Two Eyed Jack was a Quarter Horse stallion and showhorse, and the leading all time sire of American Quarter Horse Association (or AQHA) Champions.

==Life==

Two Eyed Jack was foaled in 1961, a sorrel stallion bred by H. H. Mass. His sire was Two D Two, a descendant of Old Sorrel. Two D Two's dam was a linebred Little Joe mare, Little Joe being a son of Traveler. Triangle Tookie was a daughter of Grey Badger III, and a granddaughter of Grey Badger II. Tookie's dam traced back to Joe Hancock P-455. Triangle Tookie produced five AQHA Champions in her breeding career, including Two Eyed Jack.

== Show career ==
Howard Pitzer bought Two Eyed Jack in 1964 to cross on Pitzer's Pat Star Jr mares, after the horse had already earned many of his lifetime 217 AQHA open halter points. Owned by Pitzer, he earned the rest of those halter points, as well picking up another 46.5 points in Western Pleasure, 7 points in hunt seat, 3 more points in Western Riding, 3 in working cow horse and 6 points in reining. Those points earned Two Eyed Jack an AQHA Superior Halter Horse award along with his AQHA Championship and a Performance Register of Merit.
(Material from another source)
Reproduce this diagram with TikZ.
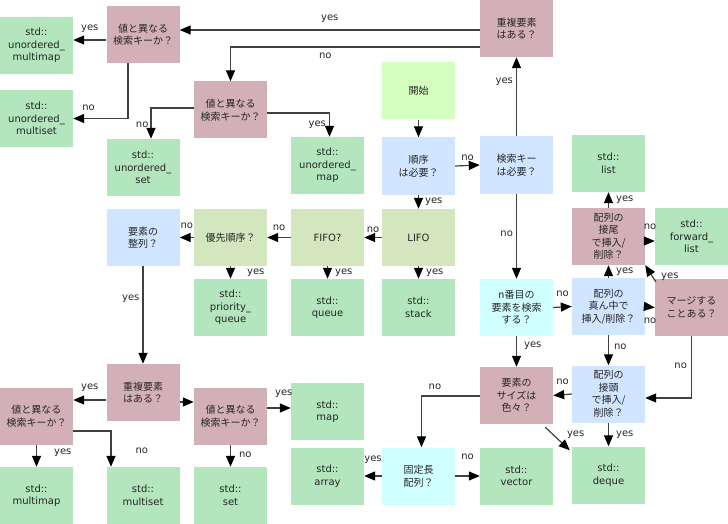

Pitzer had previously looked at Two Eyed Jack twice before purchasing him, once when he was ten days old, and then again when Jack was two at the Denver Stock Show. The second time, Pitzer told his companions that Jack was a nice horse, and that he'd make an "awful nice gelding."

== Breeding record ==
Two Eyed Jack is the all-time leading sire of AQHA Champions, having sired 119 Champions. He also sired sixteen AQHA World Show Champions, as well as 242 Performance Register of Merit earners. He also sired three AQHA Supreme Champions. His daughter Vickie Lee Pine was the 1978 AQHA World Show Superhorse. Among his other offspring were Two Eyed Patti, Two Eyed Donna, Watch Joe Jack, Two Eyed Del, Deacon Jack, Two ID Bartender, Jack Eyed, and Two Jack.

== Death and honors ==
Two Eyed Jack stood 15.2½ hands high and weighed 1350 pounds. He died on March 2, 1991. He's buried on Pitzer's ranch in Ericson, Nebraska where Pitzer buried all his stallions.

He was inducted into the AQHA Hall of Fame in 1996. In 2007 Western Horseman magazine chose Two Eyed Jack as number four on their list of top ten ranch horse bloodlines.